STORED DATA>
>> START
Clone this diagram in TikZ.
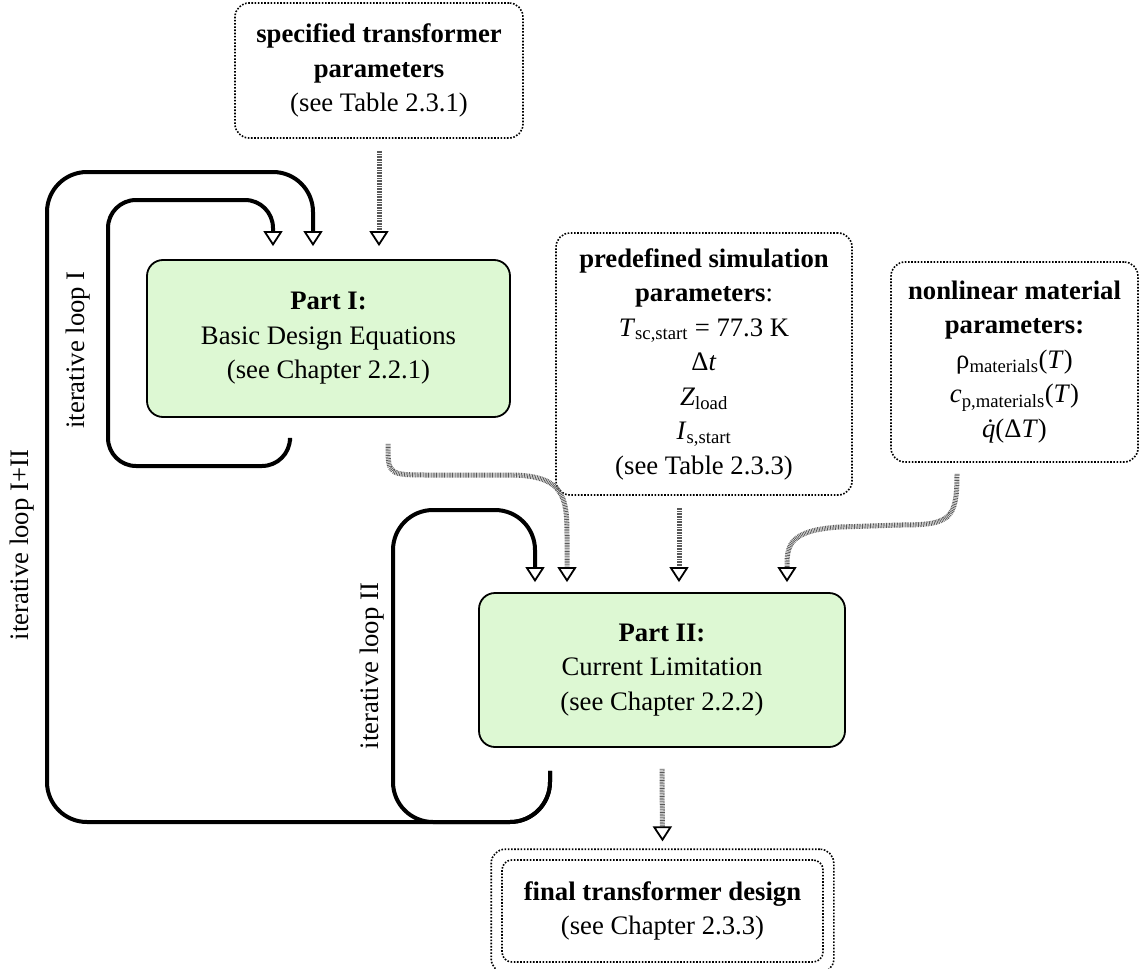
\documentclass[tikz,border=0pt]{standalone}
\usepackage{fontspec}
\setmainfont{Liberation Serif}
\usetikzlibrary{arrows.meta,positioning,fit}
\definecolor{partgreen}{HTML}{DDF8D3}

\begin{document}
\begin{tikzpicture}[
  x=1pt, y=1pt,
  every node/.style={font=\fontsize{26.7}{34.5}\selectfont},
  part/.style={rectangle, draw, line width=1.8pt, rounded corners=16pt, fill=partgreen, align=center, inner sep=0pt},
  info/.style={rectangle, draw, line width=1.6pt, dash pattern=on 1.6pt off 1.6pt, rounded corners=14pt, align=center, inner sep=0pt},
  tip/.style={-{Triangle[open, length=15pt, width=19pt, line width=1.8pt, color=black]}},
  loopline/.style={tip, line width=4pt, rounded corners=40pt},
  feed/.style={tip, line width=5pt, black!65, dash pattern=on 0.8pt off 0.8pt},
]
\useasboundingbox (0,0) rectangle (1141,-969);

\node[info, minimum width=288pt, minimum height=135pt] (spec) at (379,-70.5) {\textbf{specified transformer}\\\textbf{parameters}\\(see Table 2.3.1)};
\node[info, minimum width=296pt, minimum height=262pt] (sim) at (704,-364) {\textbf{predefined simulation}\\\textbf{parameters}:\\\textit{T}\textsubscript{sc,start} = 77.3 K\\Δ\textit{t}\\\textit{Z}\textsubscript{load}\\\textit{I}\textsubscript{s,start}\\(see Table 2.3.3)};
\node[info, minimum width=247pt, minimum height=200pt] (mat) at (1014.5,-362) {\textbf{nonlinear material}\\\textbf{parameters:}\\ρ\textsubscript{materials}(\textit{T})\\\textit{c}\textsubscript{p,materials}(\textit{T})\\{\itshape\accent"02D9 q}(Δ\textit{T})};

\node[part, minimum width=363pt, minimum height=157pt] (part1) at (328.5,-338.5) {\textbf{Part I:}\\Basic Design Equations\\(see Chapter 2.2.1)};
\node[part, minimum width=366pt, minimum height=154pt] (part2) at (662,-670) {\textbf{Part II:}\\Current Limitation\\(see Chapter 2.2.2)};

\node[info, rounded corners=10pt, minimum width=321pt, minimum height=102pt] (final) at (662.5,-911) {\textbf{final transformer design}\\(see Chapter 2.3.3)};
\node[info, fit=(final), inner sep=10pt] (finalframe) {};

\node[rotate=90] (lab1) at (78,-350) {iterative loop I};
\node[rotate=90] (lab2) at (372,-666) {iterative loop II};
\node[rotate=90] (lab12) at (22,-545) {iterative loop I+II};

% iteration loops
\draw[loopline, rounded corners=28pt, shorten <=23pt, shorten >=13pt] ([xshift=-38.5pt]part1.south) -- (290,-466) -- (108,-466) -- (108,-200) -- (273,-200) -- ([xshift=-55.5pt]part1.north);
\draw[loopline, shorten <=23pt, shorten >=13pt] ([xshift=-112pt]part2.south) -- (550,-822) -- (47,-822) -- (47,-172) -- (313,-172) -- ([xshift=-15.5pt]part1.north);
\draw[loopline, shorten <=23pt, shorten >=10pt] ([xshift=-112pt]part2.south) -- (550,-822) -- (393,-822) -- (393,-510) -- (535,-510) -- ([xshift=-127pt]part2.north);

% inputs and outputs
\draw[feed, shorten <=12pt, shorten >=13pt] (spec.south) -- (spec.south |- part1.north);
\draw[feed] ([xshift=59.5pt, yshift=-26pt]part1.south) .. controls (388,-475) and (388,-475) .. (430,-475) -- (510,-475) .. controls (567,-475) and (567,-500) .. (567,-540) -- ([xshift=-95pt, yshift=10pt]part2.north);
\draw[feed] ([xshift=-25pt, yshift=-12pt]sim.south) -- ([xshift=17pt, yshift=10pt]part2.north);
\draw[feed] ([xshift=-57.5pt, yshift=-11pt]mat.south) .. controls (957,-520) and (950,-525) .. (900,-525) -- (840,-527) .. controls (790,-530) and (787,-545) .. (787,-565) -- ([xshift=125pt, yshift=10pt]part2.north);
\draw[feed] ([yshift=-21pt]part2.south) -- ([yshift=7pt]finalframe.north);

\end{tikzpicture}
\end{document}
>> END
Repeat, with no pictures, each line from the beginning of the data through the line containing "(0,0) rectangle (1141,-969);", inclusive.

WORKED ANSWER>
Clone this diagram in TikZ.
\documentclass[tikz,border=0pt]{standalone}
\usepackage{fontspec}
\setmainfont{Liberation Serif}
\usetikzlibrary{arrows.meta,positioning,fit}
\definecolor{partgreen}{HTML}{DDF8D3}

\begin{document}
\begin{tikzpicture}[
  x=1pt, y=1pt,
  every node/.style={font=\fontsize{26.7}{34.5}\selectfont},
  part/.style={rectangle, draw, line width=1.8pt, rounded corners=16pt, fill=partgreen, align=center, inner sep=0pt},
  info/.style={rectangle, draw, line width=1.6pt, dash pattern=on 1.6pt off 1.6pt, rounded corners=14pt, align=center, inner sep=0pt},
  tip/.style={-{Triangle[open, length=15pt, width=19pt, line width=1.8pt, color=black]}},
  loopline/.style={tip, line width=4pt, rounded corners=40pt},
  feed/.style={tip, line width=5pt, black!65, dash pattern=on 0.8pt off 0.8pt},
]
\useasboundingbox (0,0) rectangle (1141,-969);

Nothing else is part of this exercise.